BRADFORD-based supermarket Morrisons is to become the first British supermarket to roll-out plastic free fruit and veg areas in many of its stores in an eco effort to save three tonnes of plastic each week.

Customers will see an entire section of the fruit and veg department with no plastic as well as a neighbouring section where customers can still buy packaged veg if they choose.

When customers buy loose fruit and veg they can either take them through the checkout loose or bag them in Morrisons recyclable paper bags.

The supermarket giant is trailblazing the way for bagless shopping after a 10 month trial in three of its stores, including Skipton and Guiseley.

The trials saw the amount of loose fruit and veg bought by customers increase by an average of 40 per cent.

Drew Kirk, fruit and veg director at Morrisons, explained more of the thinking that had brought about the initiative.

He said: “Many of our customers would like the option of buying their fruit and veg loose.

“So we’re creating an area of our greengrocery with no plastic where they can pick as much or as little as they like.

“We’re going back to using traditional greengrocery and we hope customers appreciate the choice.”

It is expected more customers will switch up the way they shop as the zones roll out with the new ‘buy bagless’ shelves estimated to save 156 tonnes of plastic a year.

The loose veg range includes everyday essentials such as carrots, potatoes and onions as well as more unusual seasonal varieties such as celeriac.

Fruit will include apples, pears and oranges, plus figs, persimmons and pomegranates.

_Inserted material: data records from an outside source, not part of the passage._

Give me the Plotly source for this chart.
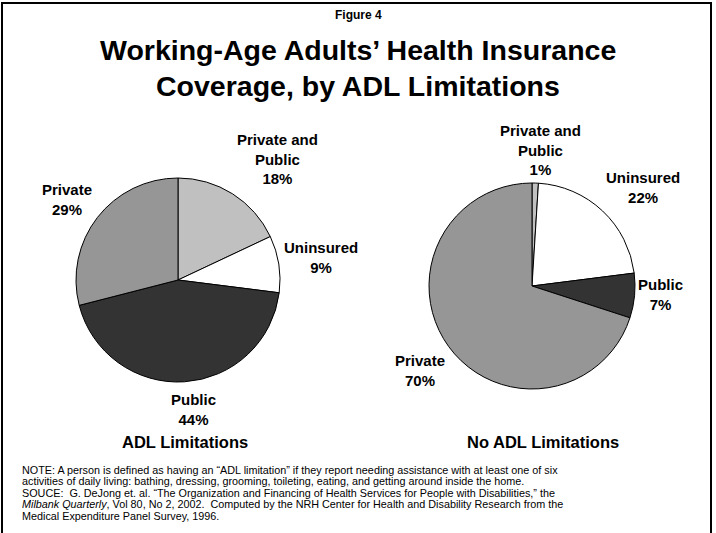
import plotly.graph_objects as go

# ---- data ----
categories = ["Private and Public", "Uninsured", "Public", "Private"]
values_adl = [18, 9, 44, 29]
values_no_adl = [1, 22, 7, 70]
slice_colors = ["#C0C0C0", "#FFFFFF", "#333333", "#969696"]
label_text = ["Private and<br>Public", "Uninsured", "Public", "Private"]
chart_titles = ["ADL Limitations", "No ADL Limitations"]

W, H = 716, 533
FONT = "Liberation Sans, Arial, sans-serif"


def px(x):
    return x / W


def py(y):
    return 1 - y / H


def dom(cx, cy, r):
    return dict(x=[px(cx - r), px(cx + r)], y=[py(cy + r), py(cy - r)])


fig = go.Figure()
pie_specs = [((178, 280, 102), values_adl), ((532, 286, 103), values_no_adl)]
for (cx, cy, r), vals in pie_specs:
    fig.add_trace(go.Pie(
        labels=categories, values=vals, sort=False, direction="clockwise",
        rotation=0, textinfo="none", hoverinfo="skip",
        marker=dict(colors=slice_colors, line=dict(color="#000000", width=1)),
        domain=dom(cx, cy, r), showlegend=False,
    ))

annotations = []


def add_text(text, x, y, size, xanchor="center", color="#000000"):
    annotations.append(dict(
        text=text, x=px(x), y=py(y), xref="paper", yref="paper",
        xanchor=xanchor, yanchor="middle", showarrow=False, align="center",
        font=dict(family=FONT, size=size, color=color),
    ))


# header
add_text("<b>Figure 4</b>", 358, 15, 12)
add_text("<b>Working-Age Adults\u2019 Health Insurance</b>", 358, 50, 28.5)
add_text("<b>Coverage, by ADL Limitations</b>", 358, 86, 28.5)

# slice labels (positions only; text from data)
left_pos = [(277, 159), (321, 257), (193, 409), (67, 200)]
right_pos = [(540, 150), (643, 188), (660, 294), (420, 370)]
for pos, vals in ((left_pos, values_adl), (right_pos, values_no_adl)):
    for (x, y), lab, v in zip(pos, label_text, vals):
        add_text(f"<b>{lab}<br>{v}%</b>", x, y, 15)

# chart subtitles
add_text(f"<b>{chart_titles[0]}</b>", 185, 442, 16.5)
add_text(f"<b>{chart_titles[1]}</b>", 543, 442, 16.5)

note_lines = [
    "NOTE: A person is defined as having an \u201cADL limitation\u201d if they report needing assistance with at least one of six",
    "activities of daily living: bathing, dressing, grooming, toileting, eating, and getting around inside the home.",
    "SOUCE:\u00a0 G. DeJong et. al. \u201cThe Organization and Financing of Health Services for People with Disabilities,\u201d the",
    "<i>Milbank Quarterly</i>, Vol 80, No 2, 2002.\u00a0 Computed by the NRH Center for Health and Disability Research from the",
    "Medical Expenditure Panel Survey, 1996.",
]
for i, line in enumerate(note_lines):
    add_text(line, 20, 470 + i * 11.4, 10.8, xanchor="left")

shapes = [dict(type="rect", xref="paper", yref="paper",
               x0=px(2), x1=px(711), y0=py(545), y1=py(3),
               line=dict(color="#000000", width=2))]

fig.update_layout(
    width=W, height=H, margin=dict(l=0, r=0, t=0, b=0),
    paper_bgcolor="#FFFFFF", plot_bgcolor="#FFFFFF",
    annotations=annotations, shapes=shapes,
)

fig.write_html("out.html")
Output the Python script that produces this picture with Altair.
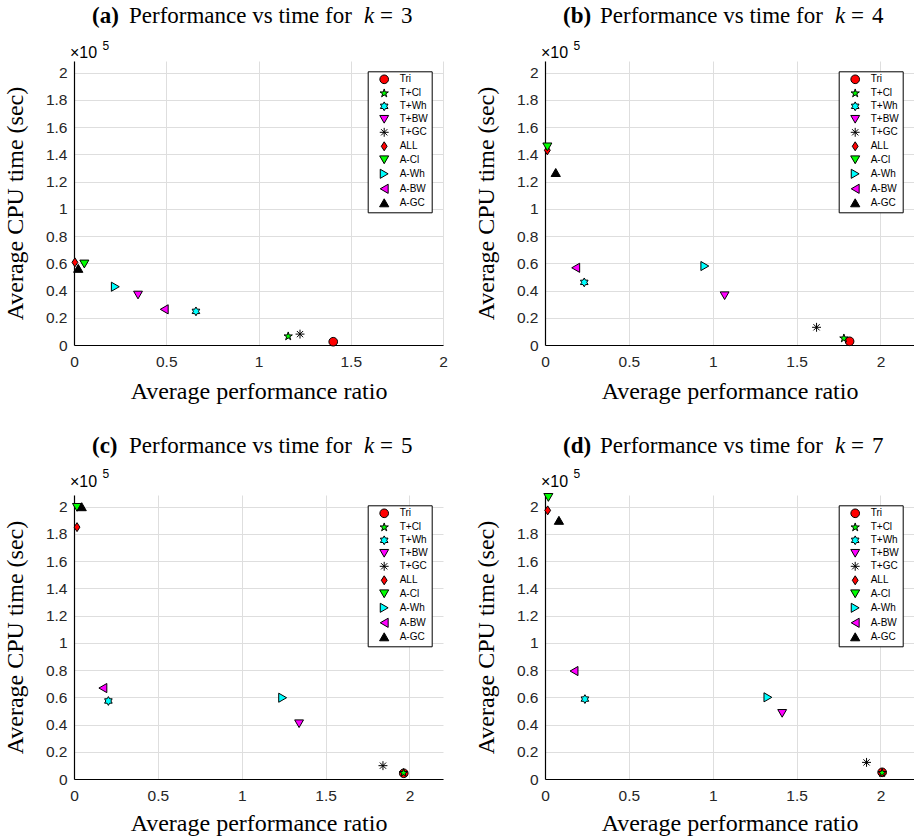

The expansion of the range means that for the first time customers will also be able to buy loose cauliflower, white cabbage and chestnut mushrooms.

The plastic-free areas will be rolled out in 60 Morrisons stores during the course of the year.

Sites in Guiseley, Skipton, Idle and Hunslet will be included in the first phase of the initiative.

It will then continue to be introduced as part of the supermarket’s plastic cutting programme which has already seen measures such as scrapping 5p single use bags and no longer selling plastic straws.

This is the latest announcement from the chain which has made changes that will remove 9,000 tonnes of unnecessary or problematic plastic each year.

This figure includes 174m plastic produce bags removed from fruit and veg aisles and 600 tonnes of unrecyclable polystyrene removed from branded food and drink products.

It is also hoped a further 1,300 tonnes of plastic will be removed as a result of the launch of paper carrier bags this month.

The move comes amid growing global concern about the damage inflicted by single-use plastic items on marine life, heightened by David Attenborough’s Blue Planet II series.